Шопена следует отнести к той категории художников, которых Фридрих Шиллер назвал «сентиментальными». В отличие, например, от Ференца Листа, в музыке которого прослеживается более или менее явная связь с литературой, Шопена редко вдохновляли непосредственно литературные произведения. Однако в музыкальном творчестве Шопена есть многочисленные косвенные указания на связь с литературными прообразами, и современные исследователи считают, что Шопен занимает прочное место в культуре музыкально-литературного романтизма.
К сожалению, почти вся музыкально-историческая и биографическая литература, посвященная Шопену, не свободна от субъективных представлений. Это идет еще от эпохи романтизма, в традициях которой было идеализировать жизнь и творчество художников. В результате возникли трогательные легенды, в которых Шопен предстает чуть ли не узником, и это порой препятствовало правильному пониманию его произведений будущими поколениями музыкантов и слушателей. Ярким примером создания такого идеализированного образа является исследование Ференца Листа о Шопене, опубликованное в 1851 году, в котором великий композитор предстает нежным и хрупким, как «прекрасные цветы на необычайно тонких стеблях». Подобные образы соответствовали общественным вкусам того времени, но они способствовали возникновению грубо искаженных представлений о человеке и художнике. Это было понятно и современникам — возлюбленная Листа графиня Мари д’Агу с присущей ей иронией назвала это «пересахаренной устрицей». Подобный поверхностный, расплывчатый подход привел к тому, что биографы полностью упустили важные грани личности Шопена, явившиеся причиной порой обуревавших его взрывов бурных страстей и «творческих противоречий» души великого художника.

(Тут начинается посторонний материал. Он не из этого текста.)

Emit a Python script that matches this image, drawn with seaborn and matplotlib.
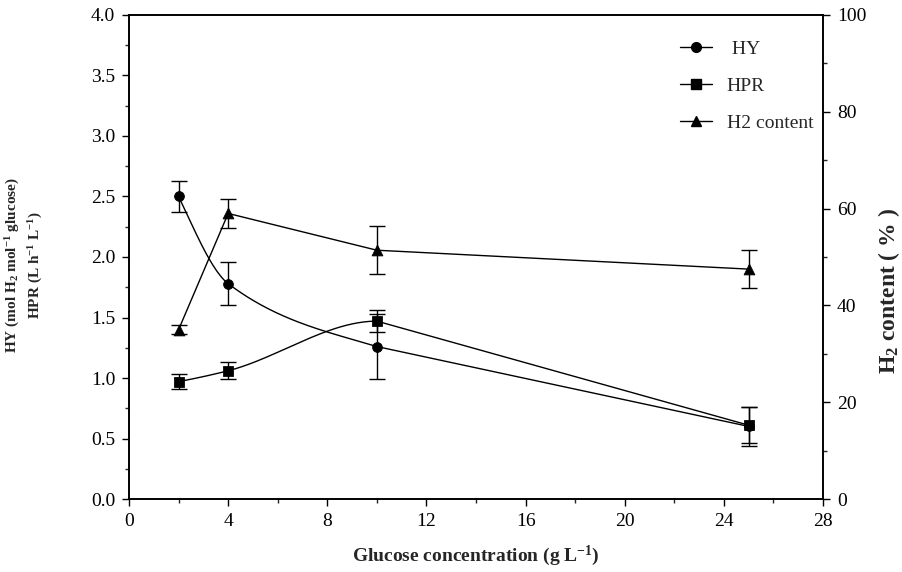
import numpy as np
import pandas as pd
import matplotlib
matplotlib.use("Agg")
import matplotlib.pyplot as plt
from matplotlib.lines import Line2D
from matplotlib.ticker import MultipleLocator, FormatStrFormatter
import seaborn as sns

sns.set_style("ticks")
plt.rcParams["font.family"] = ["Liberation Serif", "DejaVu Serif"]
plt.rcParams["mathtext.fontset"] = "custom"
plt.rcParams["mathtext.rm"] = "Liberation Serif"
plt.rcParams["mathtext.it"] = "Liberation Serif:italic"
plt.rcParams["mathtext.bf"] = "Liberation Serif:bold"

# data
glucose = [2, 4, 10, 25]
hy = [2.50, 1.78, 1.26, 0.60]
hy_err = [0.13, 0.18, 0.27, 0.16]
hpr = [0.97, 1.06, 1.47, 0.61]
hpr_err = [0.06, 0.07, 0.09, 0.15]
h2 = [35.0, 59.0, 51.4, 47.5]
h2_err = [1.0, 3.0, 5.0, 4.0]


def smooth(x, y, n=300):
    # monotone cubic curve through the points, last (long) segment kept straight
    x = np.asarray(x, float); y = np.asarray(y, float)
    h = np.diff(x); d = np.diff(y) / h
    m = np.zeros_like(y)
    for k in range(1, len(x) - 1):
        if d[k - 1] * d[k] > 0:
            w1, w2 = 2 * h[k] + h[k - 1], h[k] + 2 * h[k - 1]
            m[k] = (w1 + w2) / (w1 / d[k - 1] + w2 / d[k])
    s = ((2 * h[0] + h[1]) * d[0] - h[0] * d[1]) / (h[0] + h[1])
    m[0] = s if np.sign(s) == np.sign(d[0]) else 0.0
    ms, me = m[:-1].copy(), m[1:].copy()
    ms[-1] = me[-1] = d[-1]
    xs = np.linspace(x[0], x[-1], n)
    i = np.clip(np.searchsorted(x, xs) - 1, 0, len(h) - 1)
    t = (xs - x[i]) / h[i]
    ys = ((2*t**3 - 3*t**2 + 1) * y[i] + (t**3 - 2*t**2 + t) * h[i] * ms[i]
          + (-2*t**3 + 3*t**2) * y[i + 1] + (t**3 - t**2) * h[i] * me[i])
    return pd.DataFrame({"x": xs, "y": ys})


fig = plt.figure(figsize=(9.03, 5.72), dpi=100)
ax = fig.add_axes([0.1429, 0.1276, 0.7685, 0.8462])
ax2 = ax.twinx()

LW = 1.0
CAP = 5.5
for vals, err, mk in [(hy, hy_err, "o"), (hpr, hpr_err, "s")]:
    c = smooth(glucose, vals)
    sns.lineplot(data=c, x="x", y="y", ax=ax, color="black", lw=LW, sort=False)
    ax.errorbar(glucose, vals, yerr=err, fmt="none", ecolor="black",
                elinewidth=LW, capsize=CAP, capthick=LW)
    sns.scatterplot(x=glucose, y=vals, ax=ax, marker=mk, s=50, color="black",
                    edgecolor="black", zorder=5)

sns.lineplot(x=glucose, y=h2, ax=ax2, color="black", lw=LW)
ax2.errorbar(glucose, h2, yerr=h2_err, fmt="none", ecolor="black",
             elinewidth=LW, capsize=CAP, capthick=LW)
sns.scatterplot(x=glucose, y=h2, ax=ax2, marker="^", s=60, color="black",
                edgecolor="black", zorder=5)

ax.set_xlim(0, 28)
ax.set_ylim(0, 4)
ax2.set_ylim(0, 100)
ax.xaxis.set_major_locator(MultipleLocator(4))
ax.xaxis.set_minor_locator(MultipleLocator(2))
ax.yaxis.set_major_locator(MultipleLocator(0.5))
ax.yaxis.set_minor_locator(MultipleLocator(0.25))
ax.yaxis.set_major_formatter(FormatStrFormatter("%.1f"))
ax2.yaxis.set_major_locator(MultipleLocator(20))
ax2.yaxis.set_minor_locator(MultipleLocator(10))

for a in (ax, ax2):
    a.tick_params(which="major", direction="out", length=5, width=1,
                  labelsize=14, pad=5, colors="black")
    a.tick_params(which="minor", direction="out", length=3, width=1)
    for s in a.spines.values():
        s.set_visible(True)
        s.set_linewidth(1.2)
        s.set_color("black")
ax.tick_params(axis="x", which="both", top=False)
ax2.tick_params(axis="x", which="both", top=False)

ax.set_xlabel(r"Glucose concentration (g L$^{\mathbf{-1}}$)", fontsize=14,
              fontweight="bold", labelpad=10)
ax.set_ylabel("HY (mol H$_{\\mathbf{2}}$ mol$^{\\mathbf{-1}}$ glucose)\n"
              "HPR (L h$^{\\mathbf{-1}}$ L$^{\\mathbf{-1}}$)",
              fontsize=11, fontweight="bold", linespacing=1.35)
ax.yaxis.set_label_coords(-0.121, 0.483)
ax2.set_ylabel(r"H$_{\mathbf{2}}$ content ( % )", fontsize=17,
               fontweight="bold")
ax2.yaxis.set_label_coords(1.076, 0.43)

handles = [Line2D([], [], color="black", lw=LW, marker=m, markersize=ms)
           for m, ms in [("o", 7), ("s", 6.5), ("^", 7)]]
ax2.legend(handles, [" HY", "HPR", "H2 content"], loc="upper left",
           bbox_to_anchor=(0.794, 0.947), frameon=False, fontsize=14,
           handlelength=1.65, handletextpad=0.75, labelspacing=0.98,
           borderpad=0, borderaxespad=0)

fig.savefig("out.png", dpi=100)
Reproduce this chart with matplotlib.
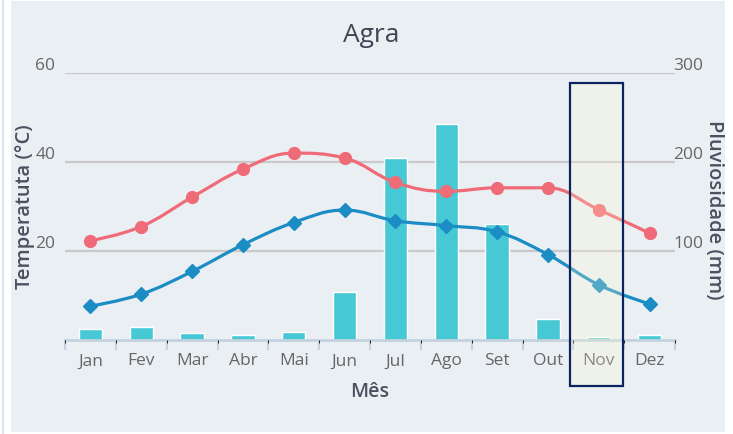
import numpy as np
import matplotlib
matplotlib.use('Agg')
import matplotlib.pyplot as plt
from matplotlib.path import Path
from matplotlib.patches import PathPatch, Rectangle

months = ['Jan', 'Fev', 'Mar', 'Abr', 'Mai', 'Jun',
          'Jul', 'Ago', 'Set', 'Out', 'Nov', 'Dez']
t_max = [22.3, 25.5, 32.1, 38.4, 42.0, 40.9, 35.4, 33.4, 34.2, 34.2, 29.3, 24.0]
t_min = [7.6, 10.3, 15.4, 21.4, 26.4, 29.2, 26.8, 25.7, 24.3, 19.2, 12.4, 8.1]
rain = [12, 15, 7.5, 5.5, 9, 54, 204, 243, 130, 24, 3.5, 5.5]

FN = 'Open Sans'
plt.rc('font', family=[FN, 'DejaVu Sans'])

BG = '#EAEFF4'
RED = '#EF6B77'
BLUE = '#1C8DC4'
BAR = '#46C9D4'
AXC = '#C4D1DF'
GRID = '#C9C9C9'
TICK = '#666666'
LAB = '#4A5260'
W, H = 733, 435


def spline_path(xs, ys, smoothing=1.5):
    # highcharts-like spline through the points (cubic bezier segments)
    n = len(xs)
    denom = smoothing + 1
    lc = [(xs[i], ys[i]) for i in range(n)]
    rc = [(xs[i], ys[i]) for i in range(n)]
    for i in range(1, n - 1):
        px, py = xs[i], ys[i]
        lx, ly = xs[i - 1], ys[i - 1]
        nx, ny = xs[i + 1], ys[i + 1]
        lcx = (smoothing * px + lx) / denom
        lcy = (smoothing * py + ly) / denom
        rcx = (smoothing * px + nx) / denom
        rcy = (smoothing * py + ny) / denom
        corr = (rcy - lcy) * (rcx - px) / (rcx - lcx) + py - rcy
        lcy += corr
        rcy += corr
        if lcy > ly and lcy > py:
            lcy = max(ly, py); rcy = 2 * py - lcy
        elif lcy < ly and lcy < py:
            lcy = min(ly, py); rcy = 2 * py - lcy
        if rcy > ny and rcy > py:
            rcy = max(ny, py); lcy = 2 * py - rcy
        elif rcy < ny and rcy < py:
            rcy = min(ny, py); lcy = 2 * py - rcy
        lc[i] = (lcx, lcy)
        rc[i] = (rcx, rcy)
    verts = [(xs[0], ys[0])]
    codes = [Path.MOVETO]
    for i in range(1, n):
        verts += [rc[i - 1], lc[i], (xs[i], ys[i])]
        codes += [Path.CURVE4] * 3
    return Path(verts, codes)


fig = plt.figure(figsize=(W / 100, H / 100), dpi=100)
fig.patch.set_facecolor('white')
# panel background
fig.patches.append(Rectangle((11 / W, 2 / H), (725 - 11) / W, (433 - 2) / H,
                             transform=fig.transFigure, facecolor=BG,
                             edgecolor='none', zorder=-10))
fig.add_artist(plt.Line2D([3 / W, 3 / W], [0, 1], color='#DCE5EE', lw=1.5))

pos = [65 / W, 1 - 341 / H, 610 / W, (341 - 74) / H]
x = np.arange(len(months))

# rain axis (right)
axr = fig.add_axes(pos)
axr.set_facecolor('none')
axr.bar(x, rain, width=0.46, color=BAR, edgecolor='white', lw=1, zorder=3)
axr.set_ylim(0, 300)
axr.set_xlim(-0.5, 11.5)
axr.set_yticks([100, 200, 300])
for yv in [100, 200, 300]:
    axr.axhline(yv, color=GRID, lw=1.6, zorder=1)
axr.yaxis.tick_right()
axr.tick_params(axis='y', length=0, pad=-1, labelsize=12.5, labelcolor=TICK)
for lbl in axr.get_yticklabels():
    lbl.set_va('bottom')
for s in ['top', 'left', 'right']:
    axr.spines[s].set_visible(False)
axr.spines['bottom'].set_color(AXC)
axr.spines['bottom'].set_linewidth(2)
axr.spines['bottom'].set_zorder(4)
axr.set_xticks(x)
axr.set_xticklabels(months)
axr.set_xticks(np.arange(-0.5, 12, 1), minor=True)
axr.tick_params(axis='x', which='major', length=0, pad=9,
                labelsize=12.5, labelcolor=TICK)
axr.tick_params(axis='x', which='minor', length=7, width=1.5, color=AXC)

# temperature axis (left)
axt = fig.add_axes(pos, sharex=axr)
axt.set_facecolor('none')
axt.set_ylim(0, 60)
axt.set_yticks([20, 40, 60])
axt.tick_params(axis='y', length=0, pad=7, labelsize=12.5, labelcolor=TICK)
for lbl in axt.get_yticklabels():
    lbl.set_va('bottom')
axt.tick_params(axis='x', bottom=False, labelbottom=False)
for s in axt.spines.values():
    s.set_visible(False)

for vals, col, mk in [(t_max, RED, 'o'), (t_min, BLUE, 'D')]:
    axt.add_patch(PathPatch(spline_path(x, vals), facecolor='none',
                            edgecolor=col, lw=2.3, zorder=3))
    axt.plot(x, vals, linestyle='none', marker=mk, color=col,
             markersize=8.5 if mk == 'o' else 7, zorder=4)

# highlighted month box
fig.patches.append(Rectangle((570 / W, 1 - 387 / H), 53 / W, (387 - 84) / H,
                             transform=fig.transFigure,
                             facecolor=(1.0, 0.98, 0.82, 0.25),
                             edgecolor='#0B2461', lw=1.6, zorder=10))

fig.text(371 / W, 1 - 36 / H, 'Agra', ha='center', va='center',
         fontsize=19, color='#3F4653')
fig.text(370 / W, 1 - 392 / H, 'Mês', ha='center', va='center',
         fontsize=14, color=LAB, weight='semibold')
fig.text(25 / W, 1 - 207 / H, 'Temperatuta (°C)', ha='center', va='center',
         rotation=90, fontsize=14.5, color=LAB, weight='semibold')
fig.text(714 / W, 1 - 210 / H, 'Pluviosidade (mm)', ha='center', va='center',
         rotation=-90, fontsize=14.5, color=LAB, weight='semibold')

plt.savefig('out.png', dpi=100)
plt.close(fig)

К сожалению, мы не располагаем письменными документами, раскрывающими творческую идеологию Шопена, как это было в случае Вебера и Шумана. Очевидно лишь то, что он был одним из наиболее последовательных композиторов романтического направления, несмотря на то, что самый продуктивный музыкальный жанр этого направления — вокальный — остался практически за пределами его творчества. Эти романтические черты в творчестве Шопена имеют, безусловно, немецкое происхождение, что отмечал еще Гейне в «Парижских письмах об искусстве», сказав, что «Германия дала ему романтическую глубину». Это не значит, что Шопен школярски подражал какому-то немецкому мастеру — первые творческие импульсы дали ему польская народная музыка и воспринятый во время учебы фортепианный «stil brillant» («блестящий стиль»), излюбленный в те времена. Юного Шопена вдохновляла в первую очередь виртуозная фортепьянная техника Гуммеля, Фильда или Вебера, и вскоре он начал трансформировать и совершенствовать эту технику. Если влияние Фильда, обогатившего «высокую» салонную музыку жанром лирического, мечтательного ноктюрна, осталось в основном внешним, то Гуммель оказал влияние на технику фразировки Шопена. В первых произведениях очень сильно влияние классики, чем юный композитор был обязан в первую очередь Гуммелю, произведения которого постоянно лежали на пюпитре фортепиано Шопена в варшавский период его жизни. Пристрастие к классическим формам было столь же характерным и для польских предшественников Шопена: Лесселя, Огинского, Купринского, которые, в свою очередь, не могли не оказать влияния на Шопена. Однако, вне сомнения, наиболее сильное влияние оказали на него такие великие предшественники, как И.-С. Бах, Моцарт и Бетховен, с творчеством которых юного Шопена познакомил его учитель, прекрасный педагог Эльснер. Так, в частности, проблему логики Шопен всегда неразрывно связывал с именем Баха, который являлся для него идеалом совершенной формы. Строя особую циклическую форму своих прелюдий, Шопен руководствовался «Хорошо темперированным клавиром» Баха. Созданием крупных циклов миниатюр Шопен отдал дань господствующей в то время идеологии романтизма, что нашло свое отражение также в произведениях других современных ему композиторов, например в «Карнавале» и «Бабочках» Шумана. Однако в контрапункте и полифонии явно проявились слабости Шопена — в своих немногочисленных камерных и оркестровых произведениях он значительно уступает Баху, Бетховену и Шуману.